Not the least remarkable aspect of the evening was that all five composers are RCM composers: four of them Master’s students, one an undergraduate. With that in mind, and without in any sense intending to condescend, it is unlikely that many, perhaps any, of the composers will write as they have done here once they have fully discovered their mature ‘voices’. Yet they all proved themselves assured writers, employing a variety of styles. In the crudest sense, the musical language employed in Hogarth’s Bastards by Hunter Coblentz stood closest to the nineteenth century, that of Edwin Hillier, in the closing Serpentine, stood closest to the later twentieth and early twenty-first, the other composers falling somewhere in between.

 

On False Perspective, music by Josephine Stephenson, libretto by Benjamin Osborn, opens with an eighteenth-century reader (Professor) of John Joshua Kiry’s pamphlet on linear perspective, for which Hogarth provided the frontispiece, A Satire on False Perspective. That introduction frames – visually as well as metaphorically – a Sunday morning’s exchanges in a modern café ‘in the city of false perspective’, the morning after the police shut down a rave that broke the laws of physics. Water flows backwards and falls upwards, at the barista’s behest. In Stephenson’s score, one hears the musical counterpart to such antics, though the score never merely ‘depicts’; it contributes to the drama, as good operatic music should. Likewise, each one of the singers here – as in the subsequent operas – added something both musical and dramatic, indeed showed the danger of separating the two categories.
 
Now
 
 
And so, the scene was set for The Bet, for which Algirdas Kraunaitis wrote both text and music, and for Now (music: Lewis Murphy; libretto: Laura Attridge).
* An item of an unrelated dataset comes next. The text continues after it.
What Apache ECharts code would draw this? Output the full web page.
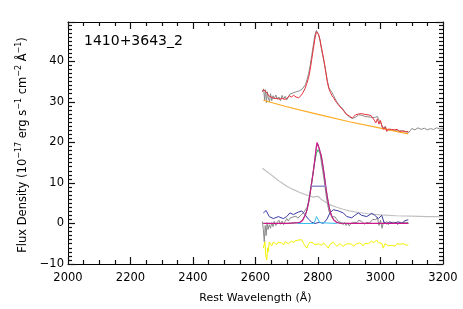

Visual framing connected On False Perspective with The Bet, but there was rhythmic contrast too, between all three scores. Dance rhythms appeared in different guises, sometimes more Germanically swung, sometimes more insistent, even perhaps Stravinskian. Instrumentation was resourceful, command of colour imaginative and apt. I must admit I could not quite understand why one character in The Bet was made to sing with a cod-American accent, ‘g’ omitted from the ends of gerunds, and so on; it jarred, at least to my ears. But again, the singers as a whole impressed, showing splendid commitment and versatility. Dystopia came to the fore in Now, but equally some sense of resolution, even hope.
 

The second half offered the aforementioned ‘extremes’ of Hogarth’s Bastards and Serpentine. The former (Coblentz/Jordan O’Connor) offered interaction between five singers prior to a performance in an apparently disastrous run of Don Giovanni. Coblentz’s score is allusive and witty, even in its allocation of Don Giovanni to a counter-tenor (the excellent Tai Oney). I was not entirely sure, though, why the audience found use of ‘fucking’ in the libretto so hilarious; doubtless there is a matter of confounding alleged expectations, but even so… There is nice characterisation, though, in O’Connor’s text: a good deal is done in a short amount of time.
 
Hogarth's Bastards
 

Serpentine; or, The Analysis of Beauty (Hillier; Edward Allen) was for me perhaps the most intriguing. Structure and instrumentation interact with dramatic possibility suggestively. The necessity both to ‘toe the line – the Serpentine Line’ in a club, measured up by the Architect, combines with a clear sense of liberty, or perhaps license. Hogarth’s eighteenth-century dance hall is reimagined, the ‘S’ figure curve visualised on stage and somehow also suggested by Hillier’s music. There was some exuberant transvestism to be enjoyed too. This seemed more dangerous, more exploratory, perhaps more ready to question what opera is and what it might be. That said, the truly striking impression of the evening was of an abundance of talent from all concerned: there is hope yet for a form which has always been far better placed to re-invent itself than the exaggerated prominence of its largest and often most conservative institutions might suggest.